= Syed Sultan Ahmed =

Indian barrister and politician (1880–1963)

Sir Syed Sultan Ahmed, KCSI (1880–1963, Patna, Bengal Presidency, British India)
was an Indian barrister and politician who had a highly successful practice as a barrister, having victories over Motilal Nehru, Tej Bahadur Sapru and Sarat Chandra Bose. He was related to Sir Ali Imam and Syed Hasan Imam, who were also barristers from Bihar.

He was the first Indian vice-chancellor of Patna University (1923–30). As a delegate from British India, he attended the Round Table Conference (1930–31) in London, which was also attended by Mahatma Gandhi.

He was elected a member of the Bihar Legislative Council in 1937, but resigned on the grounds that he was too busy and could not find time for politics. He joined the Viceroy's Executive Council (1941–43) and was made the Member for Information and Broadcasting.
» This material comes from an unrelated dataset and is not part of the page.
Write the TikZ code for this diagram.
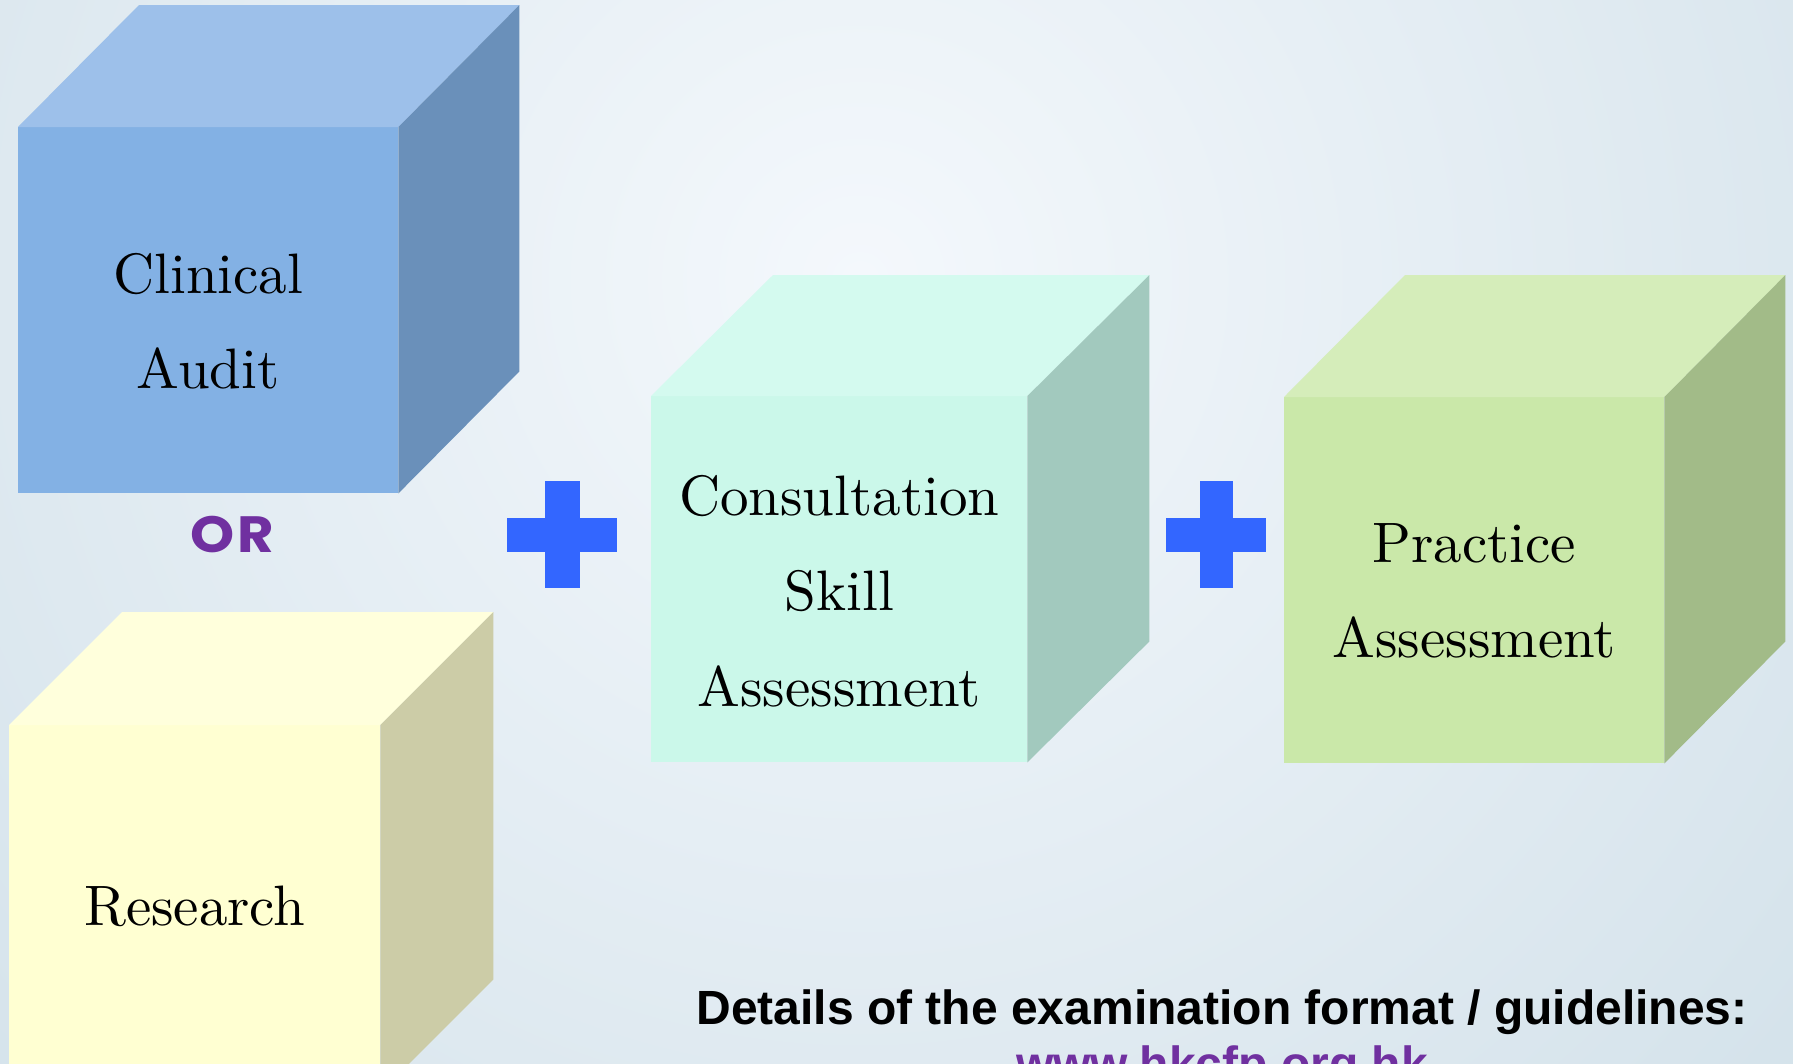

Later he was also Advisor to the Chamber of Princes (1945–47) in India.

He supported M. C. Davar in his opposition to the partition of India, joining the United Party of India which aimed at bridging the gap between the Indian National Congress and the All India Muslim League.

Jinnah offered him a cabinet position in Pakistan, but he declined, saying that he could not leave India as it contained the graves of his forefathers. He had previously also refused the Nizam of Hyderabad's offer of being his prime minister as his father, Khairat Ahmed, who himself was a lawyer, reminded him of the bad experiences of his relative Sir Ali Imam in that role.

Sir Sultan edited the most popular book on Muslim Law "Mohammedan Law" for many years.

After Indian Independence, he focused on his law practice. In 1950 he became the president of the All India Shia Conference.

==BIOGRAPHIES==

In 1963, three months after his death,a biography in Urdu was published with the title "Dr. Sir Syed Sultan Ahmad" in the June issue of the Lahore, Pakistan based Urdu monthly Nusrat written by Ataullah Palvi. This 50-page write-up is filled with historical references and contextual details. Both, Ataullah and Sir Sultan Ahmad hailed from the village of Pali, Bihar. Although Ataullah Palvi was a Sunni Muslim, he and his family were great admirers of Sir Sultan Ahmed.

In 2007, grandson, Syed Tanvirul Hasan wrote and published a comprehensive biogrpahy in Englsih entitled "Freedom and Partition and Seasons Changed :The Life and Times of Sir Sultan Ahmed".

==HONOURS==

Syed Sultan Ahmed was created a Knight Bachelor in the 1927 Birthday Honours while serving as Vice-Chancellor of Patna University, and was elevated to Knight Commander of the Order of the Star of India (KCSI) in the 1945 New Year Honours.